Source systems may store data in an infinite variety of formats. Extracting involves getting that data into common files for moving to the destination system. CSV file also known as comma separated values is named because each of the records is stored as one line in the file, and fields are separated by commas, and often surrounded by quotes as well. In MySQL INTO OUTFILE syntax can perform this function. If you have a lot of tables to work with, you can script the process using the data dictionary as a lookup for table names, and create a .mysql script to then run with the mysql shell. In Oracle you would use the spool command in SQL*Plus the command line shell. Spool sends subsequent output from the screen also to a file.
This step involves modifying the extracted data in preparation for moving it into the target database server.
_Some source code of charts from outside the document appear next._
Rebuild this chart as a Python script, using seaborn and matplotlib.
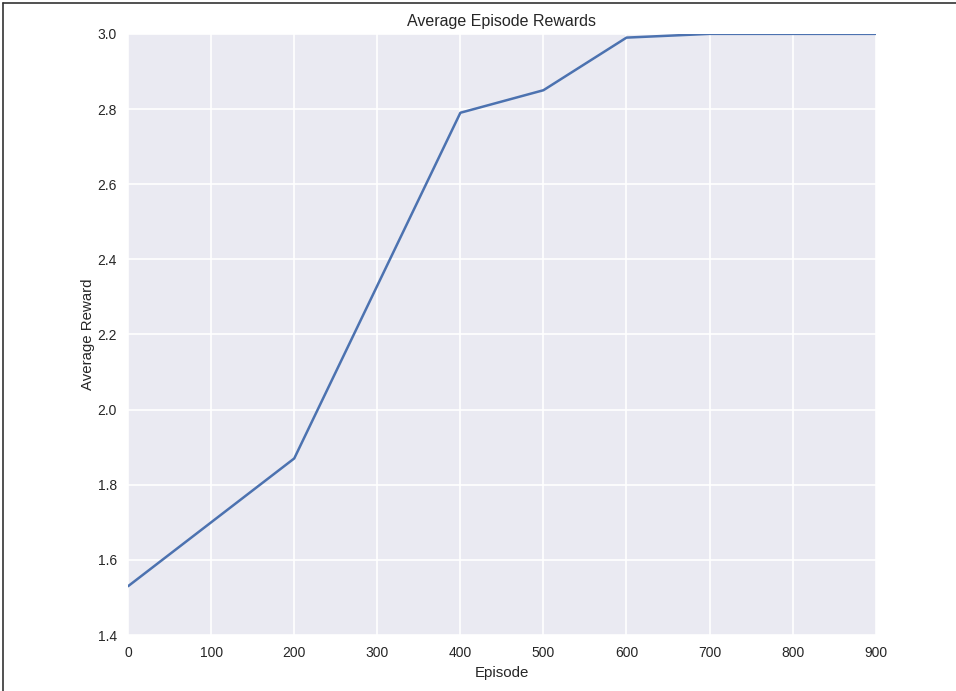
import numpy as np
import pandas as pd
import seaborn as sns
import matplotlib.pyplot as plt
from matplotlib.lines import Line2D

# data
episodes = [0, 100, 200, 300, 400, 500, 600, 700, 800, 900]
avg_rewards = [1.53, 1.70, 1.87, 2.33, 2.79, 2.85, 2.99, 3.0, 3.0, 3.0]

df = pd.DataFrame({'Episode': episodes, 'Average Reward': avg_rewards})

sns.set_style('darkgrid', {'axes.facecolor': '#EAEAF2', 'grid.color': 'white'})
plt.rcParams['font.family'] = ['Liberation Sans', 'DejaVu Sans']
plt.rcParams['text.color'] = '#262626'
plt.rcParams['axes.labelcolor'] = '#262626'
plt.rcParams['xtick.color'] = '#262626'
plt.rcParams['ytick.color'] = '#262626'

fig = plt.figure(figsize=(9.56, 6.91), dpi=100)
ax = fig.add_axes([0.134, 0.081, 0.782, 0.870])

# thin dark frame on the left and top edges, as in the screenshot
fig.add_artist(Line2D([0.003, 0.003], [0, 0.996], transform=fig.transFigure, color='#333333', linewidth=1.2))
fig.add_artist(Line2D([0.003, 1], [0.996, 0.996], transform=fig.transFigure, color='#333333', linewidth=1.2))

sns.lineplot(data=df, x='Episode', y='Average Reward', color='#4C72B0', linewidth=1.8, ax=ax)

ax.set_xlim(0, 900)
ax.set_ylim(1.4, 3.0)
ax.set_xticks(np.arange(0, 901, 100))
ax.set_yticks(np.arange(1.4, 3.01, 0.2))
ax.set_yticklabels(['%.1f' % v for v in np.arange(1.4, 3.01, 0.2)])
ax.tick_params(labelsize=10, length=0, pad=8)
ax.grid(True, color='white', linewidth=1.2)
for s in ax.spines.values():
    s.set_visible(False)

ax.set_title('Average Episode Rewards', fontsize=11.5, pad=6)
ax.set_xlabel('Episode', fontsize=10.8, labelpad=4)
ax.set_ylabel('Average Reward', fontsize=10.8, labelpad=2)

fig.savefig('out.png', dpi=100)
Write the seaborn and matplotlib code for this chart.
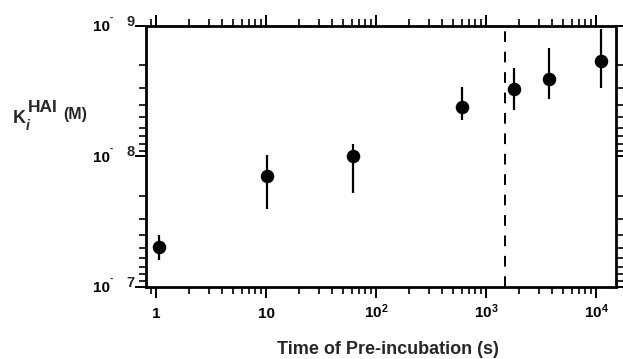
import numpy as np
import pandas as pd
import matplotlib
matplotlib.use("Agg")
import matplotlib.pyplot as plt
import matplotlib.ticker as mticker
import matplotlib.transforms as mtransforms
import seaborn as sns

# values
time_s = [1.07, 10.3, 62, 600, 1800, 3700, 11200]
ki = [4.97e-8, 1.41e-8, 1.00e-8, 4.15e-9, 3.05e-9, 2.56e-9, 1.85e-9]
ki_lo = [3.99e-8, 9.75e-9, 8.06e-9, 2.92e-9, 2.11e-9, 1.48e-9, 1.06e-9]
ki_hi = [6.21e-8, 2.53e-8, 1.91e-8, 5.25e-9, 4.40e-9, 3.63e-9, 3.00e-9]
cutoff_s = 1500
y_ticks = [1e-7, 1e-8, 1e-9]

df = pd.DataFrame({"time": time_s, "ki": ki, "lo": ki_lo, "hi": ki_hi})

sns.set_theme(style="ticks")
plt.rcParams["font.family"] = ["Liberation Sans", "DejaVu Sans"]
plt.rcParams["mathtext.fontset"] = "custom"
plt.rcParams["mathtext.rm"] = "Liberation Sans"
plt.rcParams["mathtext.it"] = "Liberation Sans:italic"
plt.rcParams["mathtext.bf"] = "Liberation Sans:bold"

fig = plt.figure(figsize=(6.23, 3.59), dpi=100)
ax = fig.add_axes([0.2343, 0.2006, 0.7545, 0.727])

ax.set_xscale("log")
ax.set_yscale("log")

ax.vlines(df["time"], df["lo"], df["hi"], color="black", lw=1.6, zorder=2)
sns.scatterplot(data=df, x="time", y="ki", ax=ax, color="black", s=95,
                edgecolor="black", linewidth=0, zorder=3, legend=False)
ax.axvline(cutoff_s, color="black", lw=1.4, ls=(0, (5.5, 5)), zorder=1)

ax.set_xlim(0.81, 15200)
ax.set_ylim(1e-7, 1e-9)

ax.xaxis.set_major_locator(mticker.LogLocator(base=10, numticks=10))
ax.xaxis.set_minor_locator(mticker.LogLocator(base=10, subs=np.arange(2, 10), numticks=20))
ax.set_yticks(y_ticks)
ax.yaxis.set_minor_locator(mticker.LogLocator(base=10, subs=np.arange(2, 10), numticks=20))
ax.xaxis.set_minor_formatter(mticker.NullFormatter())
ax.yaxis.set_minor_formatter(mticker.NullFormatter())


def xfmt(v, pos):
    n = int(round(np.log10(v)))
    if n == 0:
        return "1"
    if n == 1:
        return "10"
    return r"$\mathbf{10^{%d}}$" % n


ax.xaxis.set_major_formatter(mticker.FuncFormatter(xfmt))
ax.set_yticklabels(["10"] * len(y_ticks))

ax.tick_params(which="both", direction="out", top=True, right=True,
               color="black", labelcolor="black")
ax.tick_params(which="major", length=8, width=1.4)
ax.tick_params(which="minor", length=5, width=1.2)
ax.tick_params(axis="x", labelsize=11, pad=14)
ax.tick_params(axis="y", labelsize=11, pad=18)
for lab in ax.get_xticklabels() + ax.get_yticklabels():
    lab.set_fontweight("bold")
for lab in ax.get_xticklabels():
    lab.set_va("baseline")
for s in ax.spines.values():
    s.set_linewidth(2)
    s.set_color("black")

# exponents of the y tick labels: small raised minus, full-size digit
ytrans = mtransforms.blended_transform_factory(ax.transAxes, ax.transData)
for v in y_ticks:
    n = -int(round(np.log10(v)))
    ax.text(0, v, str(n), fontsize=10.5, fontweight="bold", ha="right", va="baseline",
            transform=ytrans + mtransforms.ScaledTranslation(-8.5 / 72, 0, fig.dpi_scale_trans),
            clip_on=False)
    ax.text(0, v, "-", fontsize=7, fontweight="bold", ha="right", va="baseline",
            transform=ytrans + mtransforms.ScaledTranslation(-23.5 / 72, 3.5 / 72, fig.dpi_scale_trans),
            clip_on=False)

ax.set_xlabel("")
ax.set_ylabel("")
fig.text(0.622, 0.014, "Time of Pre-incubation (s)", fontsize=13, fontweight="bold",
         ha="center", va="baseline")

# y axis label K_i^HAI (M), built from pieces
fig.text(0.021, 0.657, "K", fontsize=13, fontweight="bold", va="baseline")
fig.text(0.042, 0.638, "i", fontsize=10, fontweight="bold", style="italic", va="baseline")
fig.text(0.045, 0.688, "HAI", fontsize=12.5, fontweight="bold", va="baseline")
fig.text(0.101, 0.669, "(M)", fontsize=11.5, fontweight="bold", va="baseline")

fig.savefig("out.png", dpi=100)
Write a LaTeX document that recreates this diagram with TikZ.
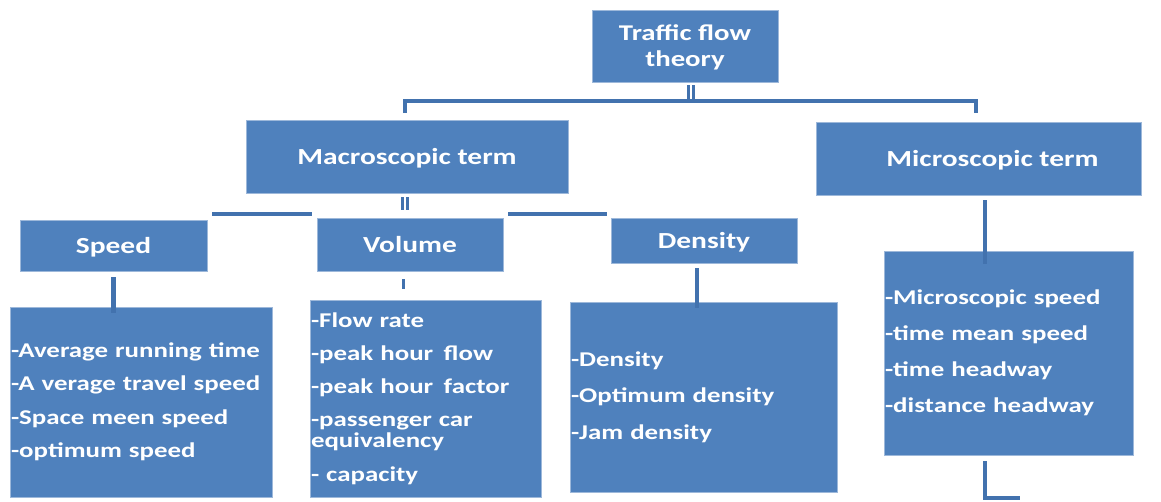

It may involve sweeping out blank records, or rearranging columns, or breaking files into smaller subsets of data. You might also map values differently for instance if one column in the source database was gender with values M/F you might transform those to the strings “Male” and “Female” if that is more useful for your target database server. Or you might transform those to numerical values, for instance Male & Female might be 0/1 in your target database.
Although I myriad of high level GUI tools exist to perform these functions, the Unix operating system includes a plethora of very powerful tools that every experience System Administrator is familiar with. Those include grep & sed which operate on regular expressions and can perform data transformation at lightening speed. Then there is sort which can sort data and send the results to stdout or the file of your choosing. Other tools include wc – word count, cut which can remove columns and so forth.
This final step involves moving the data into the database server, and it’s final target tables. For instance in MySQL this might be done with the LOAD DATA INFILE syntax, while in Oracle you might use SQL*Loader, which is a very fast flat file dataloader.